[RECORDS PROVIDED]
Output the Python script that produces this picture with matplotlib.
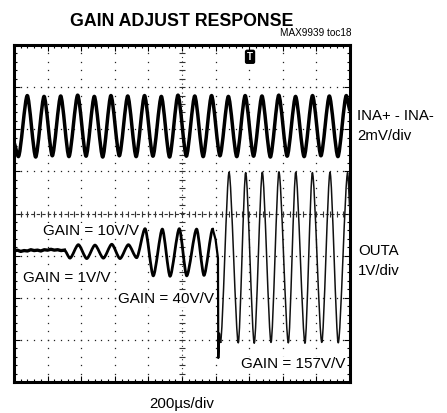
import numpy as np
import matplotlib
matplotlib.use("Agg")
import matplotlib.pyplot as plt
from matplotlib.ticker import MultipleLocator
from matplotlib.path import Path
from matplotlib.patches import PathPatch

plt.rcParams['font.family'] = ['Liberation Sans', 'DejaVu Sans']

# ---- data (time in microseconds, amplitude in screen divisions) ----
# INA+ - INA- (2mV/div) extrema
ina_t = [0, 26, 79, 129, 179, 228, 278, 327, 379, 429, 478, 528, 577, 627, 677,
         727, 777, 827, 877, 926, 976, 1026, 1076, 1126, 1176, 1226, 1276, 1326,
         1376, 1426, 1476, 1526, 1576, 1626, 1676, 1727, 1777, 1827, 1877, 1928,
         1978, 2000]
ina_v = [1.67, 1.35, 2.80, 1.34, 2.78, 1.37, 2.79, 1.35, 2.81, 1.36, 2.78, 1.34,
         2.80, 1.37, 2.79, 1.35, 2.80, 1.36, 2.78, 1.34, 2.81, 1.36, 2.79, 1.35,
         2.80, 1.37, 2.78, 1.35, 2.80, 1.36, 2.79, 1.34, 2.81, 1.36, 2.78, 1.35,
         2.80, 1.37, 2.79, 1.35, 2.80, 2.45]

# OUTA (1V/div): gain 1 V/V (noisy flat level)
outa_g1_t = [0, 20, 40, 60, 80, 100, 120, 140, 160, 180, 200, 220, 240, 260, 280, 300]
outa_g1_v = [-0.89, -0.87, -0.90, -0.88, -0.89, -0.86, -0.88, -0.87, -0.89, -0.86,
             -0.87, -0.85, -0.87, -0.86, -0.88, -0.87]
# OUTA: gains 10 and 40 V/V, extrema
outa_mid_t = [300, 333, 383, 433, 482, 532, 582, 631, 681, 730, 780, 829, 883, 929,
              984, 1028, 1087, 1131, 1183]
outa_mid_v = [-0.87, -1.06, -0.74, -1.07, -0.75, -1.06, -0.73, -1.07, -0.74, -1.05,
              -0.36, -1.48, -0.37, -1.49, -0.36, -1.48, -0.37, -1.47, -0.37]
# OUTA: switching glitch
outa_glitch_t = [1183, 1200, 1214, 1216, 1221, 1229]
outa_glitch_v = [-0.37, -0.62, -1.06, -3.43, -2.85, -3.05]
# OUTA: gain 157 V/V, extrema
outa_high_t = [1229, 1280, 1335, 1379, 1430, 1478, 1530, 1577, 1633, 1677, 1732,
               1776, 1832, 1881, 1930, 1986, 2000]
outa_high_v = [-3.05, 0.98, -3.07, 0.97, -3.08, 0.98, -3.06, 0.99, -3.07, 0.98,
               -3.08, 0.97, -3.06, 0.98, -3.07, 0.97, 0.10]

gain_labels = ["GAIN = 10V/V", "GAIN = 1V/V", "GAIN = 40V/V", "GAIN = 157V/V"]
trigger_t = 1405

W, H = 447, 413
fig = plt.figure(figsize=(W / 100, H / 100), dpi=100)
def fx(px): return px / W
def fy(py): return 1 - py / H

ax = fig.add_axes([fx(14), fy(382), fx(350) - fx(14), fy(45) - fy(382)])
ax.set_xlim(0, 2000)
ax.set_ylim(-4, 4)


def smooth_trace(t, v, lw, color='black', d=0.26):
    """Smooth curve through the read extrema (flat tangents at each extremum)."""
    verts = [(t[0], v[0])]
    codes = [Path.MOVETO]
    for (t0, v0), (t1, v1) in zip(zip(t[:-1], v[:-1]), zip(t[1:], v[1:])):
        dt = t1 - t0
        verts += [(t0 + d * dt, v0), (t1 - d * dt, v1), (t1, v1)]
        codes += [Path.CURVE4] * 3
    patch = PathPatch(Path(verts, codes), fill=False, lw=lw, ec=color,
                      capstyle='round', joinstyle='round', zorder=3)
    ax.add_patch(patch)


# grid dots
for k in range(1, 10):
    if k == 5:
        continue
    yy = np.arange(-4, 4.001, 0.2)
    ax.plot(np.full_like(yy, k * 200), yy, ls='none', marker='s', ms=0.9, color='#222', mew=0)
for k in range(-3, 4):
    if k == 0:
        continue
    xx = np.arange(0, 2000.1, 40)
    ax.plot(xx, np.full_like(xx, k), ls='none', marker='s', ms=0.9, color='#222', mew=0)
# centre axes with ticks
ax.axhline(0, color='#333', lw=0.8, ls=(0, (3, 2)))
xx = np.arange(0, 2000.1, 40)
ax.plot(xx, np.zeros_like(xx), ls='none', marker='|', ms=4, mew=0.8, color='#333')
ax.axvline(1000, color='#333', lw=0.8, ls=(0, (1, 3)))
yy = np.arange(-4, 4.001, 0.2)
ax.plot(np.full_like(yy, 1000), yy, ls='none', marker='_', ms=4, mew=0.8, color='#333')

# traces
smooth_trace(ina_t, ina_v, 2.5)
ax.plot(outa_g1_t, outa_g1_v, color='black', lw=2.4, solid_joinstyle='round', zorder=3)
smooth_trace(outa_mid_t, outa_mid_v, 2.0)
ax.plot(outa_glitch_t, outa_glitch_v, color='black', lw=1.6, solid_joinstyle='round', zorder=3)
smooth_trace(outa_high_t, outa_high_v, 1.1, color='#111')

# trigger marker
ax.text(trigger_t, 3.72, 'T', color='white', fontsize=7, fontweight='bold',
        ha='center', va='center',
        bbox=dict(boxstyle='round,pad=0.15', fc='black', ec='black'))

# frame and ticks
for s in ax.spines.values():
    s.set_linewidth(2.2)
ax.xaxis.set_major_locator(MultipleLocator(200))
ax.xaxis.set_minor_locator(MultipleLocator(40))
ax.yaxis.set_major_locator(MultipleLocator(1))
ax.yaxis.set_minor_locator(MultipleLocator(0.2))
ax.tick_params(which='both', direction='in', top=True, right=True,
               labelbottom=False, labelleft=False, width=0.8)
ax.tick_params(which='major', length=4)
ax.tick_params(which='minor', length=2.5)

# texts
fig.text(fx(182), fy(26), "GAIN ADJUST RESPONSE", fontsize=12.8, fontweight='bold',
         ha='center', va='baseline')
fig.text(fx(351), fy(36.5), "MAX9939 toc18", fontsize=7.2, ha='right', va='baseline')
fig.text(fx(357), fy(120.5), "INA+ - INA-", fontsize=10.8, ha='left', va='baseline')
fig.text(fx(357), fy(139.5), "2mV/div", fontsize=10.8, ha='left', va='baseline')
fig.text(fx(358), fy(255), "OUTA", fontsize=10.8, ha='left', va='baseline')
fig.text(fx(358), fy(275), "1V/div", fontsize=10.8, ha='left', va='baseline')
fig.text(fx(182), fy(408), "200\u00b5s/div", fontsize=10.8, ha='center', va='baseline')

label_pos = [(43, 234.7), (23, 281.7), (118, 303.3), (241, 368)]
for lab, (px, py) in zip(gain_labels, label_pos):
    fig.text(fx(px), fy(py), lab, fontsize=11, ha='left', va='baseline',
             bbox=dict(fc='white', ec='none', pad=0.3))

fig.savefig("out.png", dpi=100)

---

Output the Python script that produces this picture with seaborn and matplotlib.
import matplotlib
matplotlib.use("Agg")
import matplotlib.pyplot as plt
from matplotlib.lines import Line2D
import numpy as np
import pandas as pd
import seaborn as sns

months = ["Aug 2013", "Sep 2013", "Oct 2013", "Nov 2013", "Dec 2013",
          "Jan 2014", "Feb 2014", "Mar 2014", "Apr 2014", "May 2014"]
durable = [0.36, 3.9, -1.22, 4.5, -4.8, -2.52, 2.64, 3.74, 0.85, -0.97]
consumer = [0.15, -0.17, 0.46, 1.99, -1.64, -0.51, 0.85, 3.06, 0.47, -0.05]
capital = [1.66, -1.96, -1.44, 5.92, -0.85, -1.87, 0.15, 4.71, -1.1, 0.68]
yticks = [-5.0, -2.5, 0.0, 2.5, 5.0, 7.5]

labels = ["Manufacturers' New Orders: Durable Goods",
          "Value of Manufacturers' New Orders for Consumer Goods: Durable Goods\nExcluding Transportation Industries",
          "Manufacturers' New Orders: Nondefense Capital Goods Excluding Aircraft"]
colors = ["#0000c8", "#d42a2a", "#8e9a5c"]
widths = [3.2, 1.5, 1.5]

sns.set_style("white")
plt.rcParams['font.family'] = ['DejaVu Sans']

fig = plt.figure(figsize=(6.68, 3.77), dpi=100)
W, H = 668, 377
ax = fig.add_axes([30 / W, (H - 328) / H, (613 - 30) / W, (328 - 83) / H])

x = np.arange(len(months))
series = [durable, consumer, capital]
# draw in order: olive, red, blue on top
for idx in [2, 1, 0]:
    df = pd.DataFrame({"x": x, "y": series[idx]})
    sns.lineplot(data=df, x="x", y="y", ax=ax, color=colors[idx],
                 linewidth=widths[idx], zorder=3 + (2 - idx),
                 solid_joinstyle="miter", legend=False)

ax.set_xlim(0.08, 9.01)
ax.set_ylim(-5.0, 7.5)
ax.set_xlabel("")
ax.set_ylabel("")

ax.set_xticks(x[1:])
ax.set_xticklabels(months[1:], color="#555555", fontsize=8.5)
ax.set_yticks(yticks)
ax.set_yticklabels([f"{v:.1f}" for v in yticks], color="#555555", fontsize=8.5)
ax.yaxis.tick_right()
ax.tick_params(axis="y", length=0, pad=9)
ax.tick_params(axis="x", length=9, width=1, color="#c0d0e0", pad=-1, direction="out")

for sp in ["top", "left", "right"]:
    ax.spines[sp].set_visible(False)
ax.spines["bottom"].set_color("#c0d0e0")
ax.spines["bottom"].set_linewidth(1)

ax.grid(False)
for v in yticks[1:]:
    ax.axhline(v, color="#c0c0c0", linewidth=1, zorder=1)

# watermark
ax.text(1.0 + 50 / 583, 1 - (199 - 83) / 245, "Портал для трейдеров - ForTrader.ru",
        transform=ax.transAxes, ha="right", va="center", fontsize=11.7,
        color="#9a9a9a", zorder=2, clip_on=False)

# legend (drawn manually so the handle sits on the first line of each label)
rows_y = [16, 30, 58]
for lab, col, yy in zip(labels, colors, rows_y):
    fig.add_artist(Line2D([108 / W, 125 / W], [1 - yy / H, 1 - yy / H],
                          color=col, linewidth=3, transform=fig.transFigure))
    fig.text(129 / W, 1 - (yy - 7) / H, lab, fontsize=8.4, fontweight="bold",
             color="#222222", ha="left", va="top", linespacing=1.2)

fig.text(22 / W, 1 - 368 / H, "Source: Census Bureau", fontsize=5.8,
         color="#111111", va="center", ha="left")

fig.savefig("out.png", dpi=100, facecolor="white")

[GIVEN INSTRUCTION]
From the records above, copy exactly the lines starting at the one with "picture with matplotlib." and ending at the one with "plt.rcParams['font.family'] = ['Liberation", and no others. Pictures stay out.

[FINISHED ANSWER]
Output the Python script that produces this picture with matplotlib.
import numpy as np
import matplotlib
matplotlib.use("Agg")
import matplotlib.pyplot as plt
from matplotlib.ticker import MultipleLocator
from matplotlib.path import Path
from matplotlib.patches import PathPatch

plt.rcParams['font.family'] = ['Liberation Sans', 'DejaVu Sans']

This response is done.